Over the same weekend, governors across the country were forbidding fireworks — even professional displays — due to dry conditions and the high risk of forest fires.
An inauspicious start for Maine’s new fireworks law.
In February we called the legalization of fireworks one of the “more seriously misguided bills” before the Maine Legislature. Previous attempts to legalize them had fizzled, but the mood this year was entirely different.
There was, of course, the job-creation argument.
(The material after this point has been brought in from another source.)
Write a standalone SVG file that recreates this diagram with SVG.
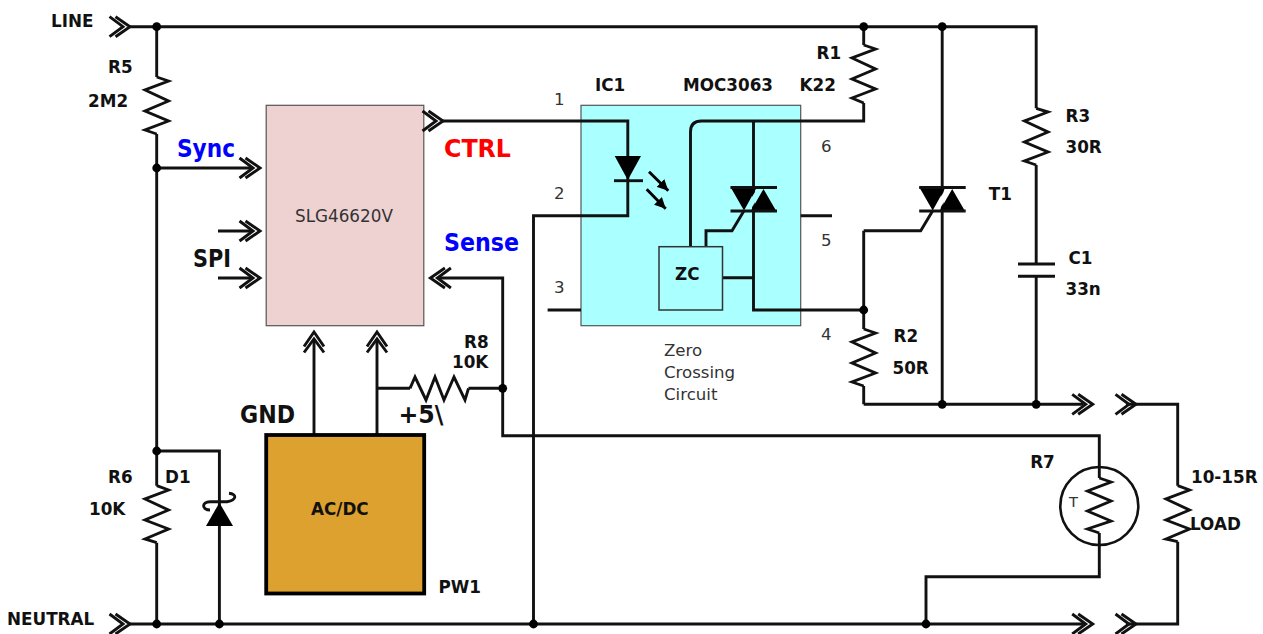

There will be seasonal employment opportunities created when the fireworks shacks start appearing next summer on Maine highways, supporters said.
One New Hampshire fireworks dealer has already promised to open three stores in our state.
Then there was the questionable sales tax revenue the bill backers see the state earning from fireworks.
But some of the money spent on fireworks likely would have been spent on some other form of entertainment and amusement, offsetting any revenue increase.
What’s more, any additional money will go toward enforcing fireworks regulations and putting out grass fires resulting from errant missiles.
There was also a fair amount of New Hampshire envy in this year’s Legislature. If the Granite State has fireworks, we should too.
Less discussed was New Hampshire’s role as the merchant of eye injuries, eager to sell fireworks to tourists passing through the state but forbidding their use there.
We’re happy to sell them, but don’t explode them here. How cynical is that?
Indeed, the fireworks that injured the boy Monday had been purchased in New Hampshire.
Then there was the general tea party/libertarian flavor of this year’s Legislature. Attempts to protect people from themselves are simply out of favor at the moment.
So, by next summer, what was once illegal will be legal. According to the new law, that means anything causing “combustion, explosion, deflagration or detonation…” including “firecrackers, torpedoes, skyrockets, roman candles, bombs, rockets, wheels, colored fires, fountains, mines, serpents and other fireworks of like construction.”
The new law does, fortunately, allow Maine’s communities to “adopt an ordinance to allow or prohibit the sale, use or possession of consumer fireworks within the municipality.”
And we hope Maine’s larger communities will take steps soon to adopt sensible restrictions. Houses and apartment buildings in urban areas are just too close together to allow their use.
Banning fireworks in high-density areas will make towns safer and reduce neighborhood conflicts.
As for the rest of Maine, we can only hope for the best.